We packed up early at Canyon de Chelly and decided to take a quick tour of the North Rim scenic drive before heading out.  We were able to see Antelope House, the largest of the Canyon de Chelly ruins.

crappy photo, wonderful sight of Antelope House

crappy photo, wonderful sight of Antelope House, Hard to believe from the photo that this village supported over 150 people. The tall light colored structures were ceremonial, living quarters on the right.

Early in the morning, we were the first visitors of the day.  It’s spectacular to see, and you can probably find wonderful photos online.  With a point & shoot camera and little patience, my photos are a poor representation of the scale of this ruin.  It was inhabited from about 1160 to 1300.

Here's a photo I forgot to include yesterday of Spider Rock.  Named in honor of the Spider Woman, the goddess who taught the Navahos to weave.  It was so beautiful.

Here’s a photo I forgot to include yesterday of Spider Rock. Named in honor of the Spider Woman, the goddess who taught the Navahos to weave.
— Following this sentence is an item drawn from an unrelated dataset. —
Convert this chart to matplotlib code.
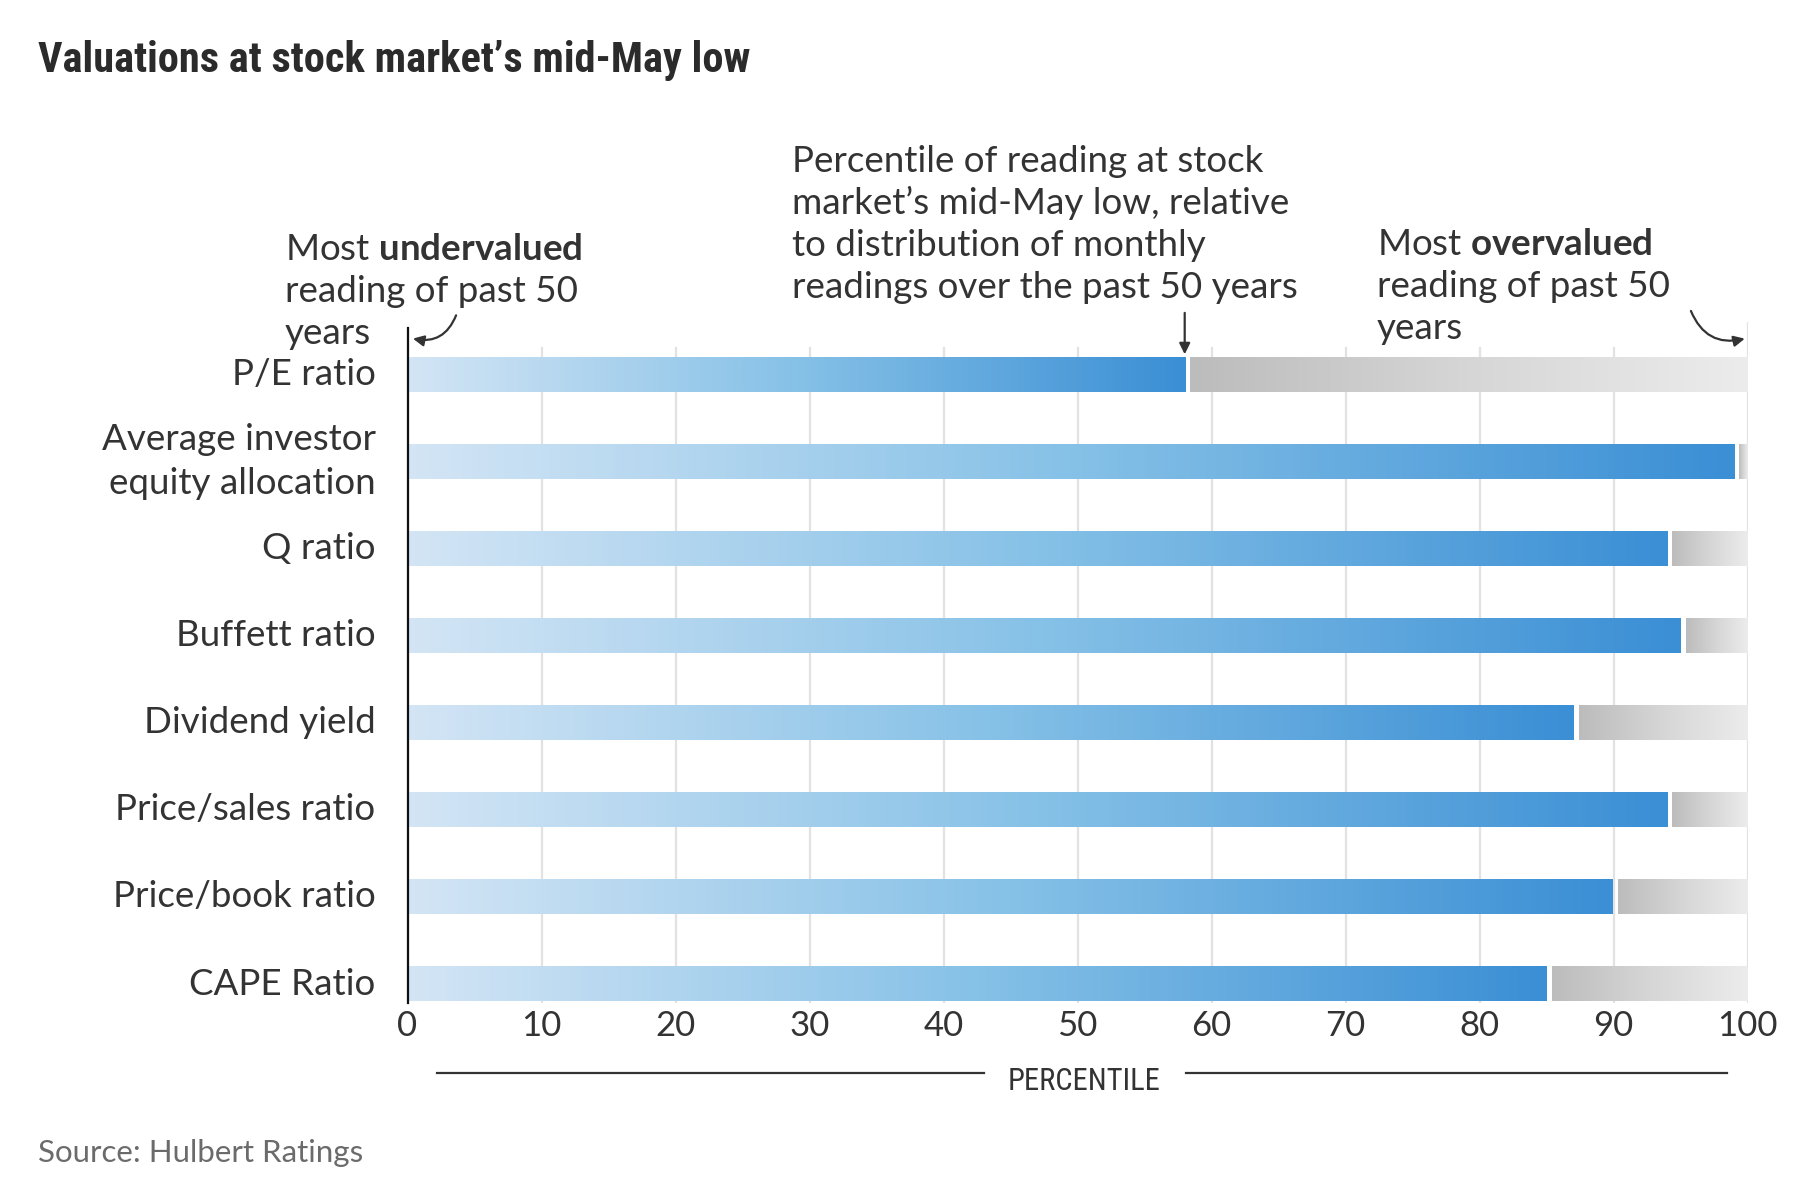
import numpy as np
import matplotlib.pyplot as plt
from matplotlib.colors import LinearSegmentedColormap
from matplotlib.transforms import ScaledTranslation

# data
categories = ["P/E ratio", "Average investor\nequity allocation", "Q ratio", "Buffett ratio",
              "Dividend yield", "Price/sales ratio", "Price/book ratio", "CAPE Ratio"]
percentiles = [58, 99, 94, 95, 87, 94, 89.9, 85]
xticks = [0, 10, 20, 30, 40, 50, 60, 70, 80, 90, 100]

plt.rcParams['font.family'] = ['Lato', 'DejaVu Sans']
plt.rcParams['mathtext.fontset'] = 'custom'
plt.rcParams['mathtext.rm'] = 'Lato'
plt.rcParams['mathtext.bf'] = 'Lato:bold'

NARROW = ['Roboto Condensed', 'DejaVu Sans Condensed', 'Liberation Sans Narrow', 'Lato']

W, H = 1814, 1202
TXT = '#333333'
FS = 26.5

fig = plt.figure(figsize=(W / 100, H / 100), dpi=100)
ax = fig.add_axes([407.5 / W, 1 - 1003.2 / H, 1340 / W, 680.9 / H])

blues = LinearSegmentedColormap.from_list('b', ['#d3e5f5', '#86c1e7', '#3b8fd5'])
grays = LinearSegmentedColormap.from_list('g', ['#bcbcbc', '#d6d6d6', '#ececed'])
grad = np.linspace(0, 1, 256).reshape(1, -1)

h = 0.40
gap = 0.4
for i, v in enumerate(percentiles):
    ax.imshow(grad, cmap=blues, extent=[0, v, i + h / 2, i - h / 2],
              aspect='auto', interpolation='bilinear', zorder=3)
    ax.imshow(grad, cmap=grays, extent=[v + gap, 100, i + h / 2, i - h / 2],
              aspect='auto', interpolation='bilinear', zorder=3)

# gridlines
for t in xticks[1:]:
    top = -0.59 if t == 100 else -0.3
    ax.plot([t, t], [top, 7.22], color='#e2e2e2', lw=1.6, zorder=1)

ax.set_xlim(0, 100)
ax.set_ylim(7.22, -0.6)
ax.set_aspect('auto')

for s in ['top', 'right', 'bottom']:
    ax.spines[s].set_visible(False)
ax.spines['left'].set_bounds(7.22, -0.535)
ax.spines['left'].set_linewidth(1.6)
ax.spines['left'].set_color('#111111')
ax.spines['left'].set_zorder(5)

ax.set_xticks(xticks)
ax.set_xticklabels([str(t) for t in xticks])
ax.set_yticks(range(len(categories)))
ax.set_yticklabels(categories, linespacing=1.42)
ax.tick_params(axis='x', length=0, pad=5, labelsize=25, labelcolor=TXT)
ax.tick_params(axis='y', length=0, pad=23, labelsize=FS, labelcolor=TXT)
# labels sit a touch above the bar centres
for k, lab in enumerate(ax.get_yticklabels()):
    dy = 9 if k == 1 else 3
    lab.set_transform(lab.get_transform() + ScaledTranslation(0, dy / 100, fig.dpi_scale_trans))

# arrows
arw = dict(arrowstyle='-|>,head_length=0.65,head_width=0.32', color='#333333', lw=1.6)
ax.annotate('', xy=(0.2, -0.42), xytext=(3.7, -0.71), annotation_clip=False,
            arrowprops=dict(connectionstyle='arc3,rad=-0.45', **arw))
ax.annotate('', xy=(100, -0.42), xytext=(95.7, -0.76), annotation_clip=False,
            arrowprops=dict(connectionstyle='arc3,rad=0.45', **arw))
ax.annotate('', xy=(percentiles[0], -0.2), xytext=(percentiles[0], -0.74), annotation_clip=False,
            arrowprops=dict(connectionstyle='arc3', **arw))


def lines(x, y0, rows, step=42):
    for k, r in enumerate(rows):
        fig.text(x / W, 1 - (y0 + k * step) / H, r, fontsize=FS, color=TXT,
                 ha='left', va='baseline')


lines(285, 260, [r"Most $\mathbf{undervalued}$", "reading of past 50", "years"])
lines(792, 172, ["Percentile of reading at stock", "market\u2019s mid-May low, relative",
                 "to distribution of monthly", "readings over the past 50 years"])
lines(1377, 255, [r"Most $\mathbf{overvalued}$", "reading of past 50", "years"])

# title, axis label, source
fig.text(38 / W, 1 - 72 / H, "Valuations at stock market\u2019s mid-May low",
         fontsize=30.5, fontweight='bold', color='#2b2b2b', ha='left', va='baseline',
         family=NARROW)
fig.text(1084 / W, 1 - 1081 / H, "PERCENTILE", fontsize=22, color=TXT, ha='center', va='center',
         family=NARROW)
fig.add_artist(plt.Line2D([437 / W, 984 / W], [1 - 1073 / H] * 2, color='#333333', lw=1.6))
fig.add_artist(plt.Line2D([1186 / W, 1727 / W], [1 - 1073 / H] * 2, color='#333333', lw=1.6))
fig.text(38 / W, 1 - 1162 / H, "Source: Hulbert Ratings", fontsize=22.5, color='#6b6b6b',
         ha='left', va='baseline')

fig.savefig('out.png', dpi=100, facecolor='white')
It was so beautiful.

There is some farming in the canyon valley

There is some farming in the canyon valley

Sad that this has to be posted.

Sad that this has to be posted.

We said farewell to Canyon de Chelly with a rodeo of wild horses alongside the road.
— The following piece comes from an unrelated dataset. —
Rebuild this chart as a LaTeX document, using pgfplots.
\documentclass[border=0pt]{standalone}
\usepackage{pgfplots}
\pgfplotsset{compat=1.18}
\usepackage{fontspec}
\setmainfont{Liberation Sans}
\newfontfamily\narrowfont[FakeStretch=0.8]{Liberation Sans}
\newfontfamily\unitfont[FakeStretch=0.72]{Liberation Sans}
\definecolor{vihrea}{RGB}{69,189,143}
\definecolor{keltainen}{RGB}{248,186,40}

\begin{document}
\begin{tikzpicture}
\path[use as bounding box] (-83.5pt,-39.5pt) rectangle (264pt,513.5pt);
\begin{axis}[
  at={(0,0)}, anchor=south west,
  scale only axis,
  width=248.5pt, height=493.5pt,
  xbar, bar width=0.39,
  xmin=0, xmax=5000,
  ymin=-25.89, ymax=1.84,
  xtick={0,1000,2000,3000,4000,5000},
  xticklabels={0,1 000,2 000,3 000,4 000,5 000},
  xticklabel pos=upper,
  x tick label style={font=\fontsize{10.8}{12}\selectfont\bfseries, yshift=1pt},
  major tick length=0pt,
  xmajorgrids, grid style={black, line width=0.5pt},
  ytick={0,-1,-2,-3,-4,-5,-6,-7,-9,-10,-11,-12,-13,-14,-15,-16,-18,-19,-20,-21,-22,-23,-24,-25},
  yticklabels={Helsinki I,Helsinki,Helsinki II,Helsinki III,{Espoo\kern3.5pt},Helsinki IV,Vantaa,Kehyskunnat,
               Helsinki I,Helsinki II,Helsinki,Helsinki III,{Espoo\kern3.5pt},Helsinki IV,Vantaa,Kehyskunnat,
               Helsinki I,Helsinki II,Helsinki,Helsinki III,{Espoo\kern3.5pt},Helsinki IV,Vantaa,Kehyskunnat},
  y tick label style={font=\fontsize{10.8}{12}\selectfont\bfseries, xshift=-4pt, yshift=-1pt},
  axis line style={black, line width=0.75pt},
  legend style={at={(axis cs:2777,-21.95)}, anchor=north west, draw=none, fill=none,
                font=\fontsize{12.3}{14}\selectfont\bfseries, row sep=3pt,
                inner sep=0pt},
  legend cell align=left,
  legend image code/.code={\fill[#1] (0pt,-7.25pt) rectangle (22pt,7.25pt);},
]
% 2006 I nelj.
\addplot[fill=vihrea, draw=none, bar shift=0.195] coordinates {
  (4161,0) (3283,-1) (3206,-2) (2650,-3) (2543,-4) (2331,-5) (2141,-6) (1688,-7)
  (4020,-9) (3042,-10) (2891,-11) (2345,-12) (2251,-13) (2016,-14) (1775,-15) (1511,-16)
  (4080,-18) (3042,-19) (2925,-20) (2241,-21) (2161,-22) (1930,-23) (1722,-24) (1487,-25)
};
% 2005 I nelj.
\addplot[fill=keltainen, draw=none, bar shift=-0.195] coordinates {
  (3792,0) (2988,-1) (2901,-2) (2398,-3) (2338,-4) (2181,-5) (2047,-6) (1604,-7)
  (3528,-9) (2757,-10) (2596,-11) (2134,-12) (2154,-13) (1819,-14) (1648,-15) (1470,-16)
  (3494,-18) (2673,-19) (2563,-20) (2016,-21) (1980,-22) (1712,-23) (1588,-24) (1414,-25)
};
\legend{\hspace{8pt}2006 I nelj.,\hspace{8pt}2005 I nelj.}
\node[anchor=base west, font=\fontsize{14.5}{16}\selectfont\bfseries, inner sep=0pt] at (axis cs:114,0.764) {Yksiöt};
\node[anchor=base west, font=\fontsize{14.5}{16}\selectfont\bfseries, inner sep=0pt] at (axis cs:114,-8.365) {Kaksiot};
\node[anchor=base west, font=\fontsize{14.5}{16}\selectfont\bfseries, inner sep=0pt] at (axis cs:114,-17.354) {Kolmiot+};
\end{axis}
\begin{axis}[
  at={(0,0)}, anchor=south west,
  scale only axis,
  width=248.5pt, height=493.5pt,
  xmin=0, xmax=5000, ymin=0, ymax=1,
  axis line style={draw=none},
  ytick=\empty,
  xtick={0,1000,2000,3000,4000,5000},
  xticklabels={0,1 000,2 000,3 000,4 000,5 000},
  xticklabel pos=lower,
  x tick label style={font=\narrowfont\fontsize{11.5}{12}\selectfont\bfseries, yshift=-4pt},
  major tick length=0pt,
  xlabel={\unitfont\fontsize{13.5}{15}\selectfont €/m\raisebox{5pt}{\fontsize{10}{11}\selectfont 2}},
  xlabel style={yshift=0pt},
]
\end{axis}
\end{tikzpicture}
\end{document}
I have such mixed feelings about this visit.  The ruins are spectacular to see, and the setting is so beautiful.  Canyon de Chelly is in the middle of the Navaho Reservation.  The general poverty, terrible living conditions, and the apparent lack of opportunity for making a living there are tough to witness.  We passed through so many little settlements of ramshackle housing, stuck out on a patch of desert landscape.  Blowing dirt and dust devils seem to be the main landscape features in the flats.  We saw no industry, no place for anyone to work, with the exception of a few gas stations.  There seems to be little agriculture (except in the canyon bottom), and little ranching of note.  There are plenty of entrepreneurs selling jewelry and painted rocks, but the customers for this seemed to be non-existent.  We were relieved to leave the Reservation, and I’m bothered by my relief.  I may leave physically, but I sure will be thinking about this for a long time.
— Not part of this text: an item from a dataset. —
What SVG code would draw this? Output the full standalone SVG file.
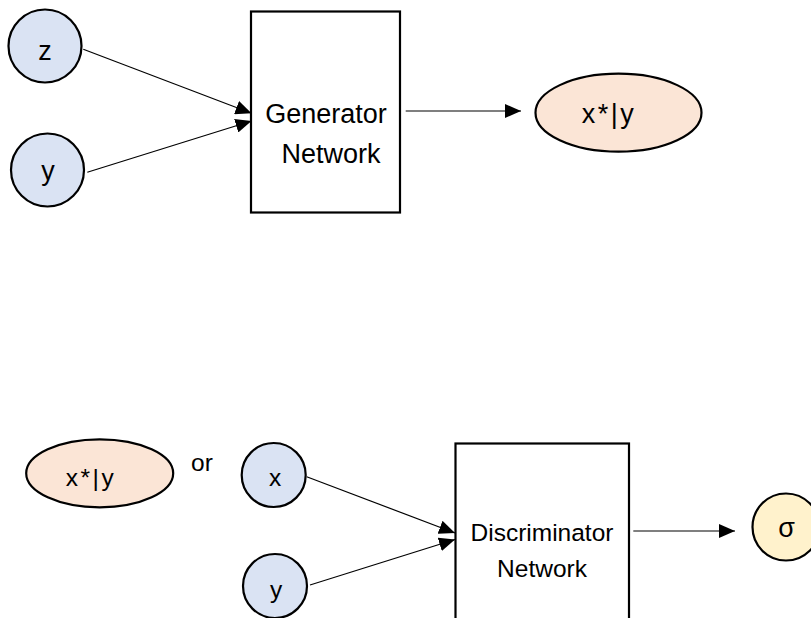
<svg xmlns="http://www.w3.org/2000/svg" width="811" height="618" viewBox="0 0 811 618">
  <style>
    .node { stroke: #000; stroke-width: 2.2; }
    .in { fill: #DAE3F3; }
    .out { fill: #FBE5D6; }
    .sig { fill: #FFF2CC; }
    .box { fill: #fff; stroke: #000; stroke-width: 2.2; }
    .edge { stroke: #000; stroke-width: 1.2; fill: none; marker-end: url(#arrow); }
    text { font-family: "Liberation Sans", Arial, sans-serif; fill: #000; text-anchor: middle; }
    .big { font-size: 27px; }
    .small { font-size: 24.5px; }
    .cond { letter-spacing: 2.5px; }
  </style>
  <defs>
    <marker id="arrow" markerUnits="userSpaceOnUse" markerWidth="16" markerHeight="14" refX="16" refY="7" orient="auto">
      <path d="M0,0 L16,7 L0,14 z" fill="#000"/>
    </marker>
  </defs>
  <rect width="811" height="618" fill="#fff"/>

  <!-- generator stage -->
  <g id="z">
    <circle class="node in" cx="45" cy="46" r="36.5"/>
    <text class="big" x="45" y="60">z</text>
  </g>
  <g id="y-gen">
    <circle class="node in" cx="47.5" cy="170" r="36.5"/>
    <text class="big" x="48" y="180">y</text>
  </g>
  <g id="generator">
    <rect class="box" x="251" y="11.5" width="149" height="201"/>
    <text class="big" x="326" y="123">Generator</text>
    <text class="big" x="331" y="162.5">Network</text>
  </g>
  <g id="fake-gen">
    <ellipse class="node out" cx="618.5" cy="112.7" rx="83" ry="39"/>
    <text class="big cond" x="609" y="123">x*|y</text>
  </g>

  <!-- discriminator stage -->
  <g id="fake-disc">
    <ellipse class="node out" cx="99.7" cy="473.3" rx="73.5" ry="34"/>
    <text class="small cond" x="91" y="485.7">x*|y</text>
  </g>
  <g id="or-label">
    <text class="small" x="202" y="470.5">or</text>
  </g>
  <g id="x">
    <circle class="node in" cx="273.7" cy="475" r="32"/>
    <text class="small" x="275" y="485.7">x</text>
  </g>
  <g id="y-disc">
    <circle class="node in" cx="275" cy="586" r="32"/>
    <text class="small" x="276" y="598">y</text>
  </g>
  <g id="discriminator">
    <rect class="box" x="455.5" y="443.5" width="173.5" height="220"/>
    <text class="small" x="542" y="540.7">Discriminator</text>
    <text class="small" x="542" y="576.7">Network</text>
  </g>
  <g id="sigma">
    <circle class="node sig" cx="786" cy="527" r="33.5"/>
    <text class="big" x="786.5" y="537">σ</text>
  </g>

  <g id="connectors">
    <line class="edge" x1="83.3" y1="49.3" x2="251.5" y2="113.3"/>
    <line class="edge" x1="87.3" y1="172.3" x2="251.5" y2="121"/>
    <line class="edge" x1="405.7" y1="111" x2="521" y2="111"/>
    <line class="edge" x1="306.7" y1="476.7" x2="455" y2="533"/>
    <line class="edge" x1="310" y1="585" x2="455" y2="539.5"/>
    <line class="edge" x1="633.3" y1="531" x2="735" y2="531"/>
  </g>
</svg>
We’re happy to be in New Mexico, but worried about the weather.  The nighttime temps are forecasted for the 20s, and the wind is relentless.  35-50mph, gusting to 65.  John did a masterful job guiding the Fireball along the road, but we were happy to make camp at Bluewater Lake State Park (about 60 miles west of Albuquerque) for the night.  We’ve battened down the hatches as best we can for the night, and are planning on moving out tomorrow.  Don’t think we can escape this weather though….it’s here for the next few days.  We’re going to try to find a place to tuck in out of the wind and just above the freezing line.  The photo below is the best image of just how windy it actually is here….

Why are you making me sit out here for this photo op?

Why are you making me sit out here for this photo op?

Tailwinds to a cyclist are a good thing, but enough is enough!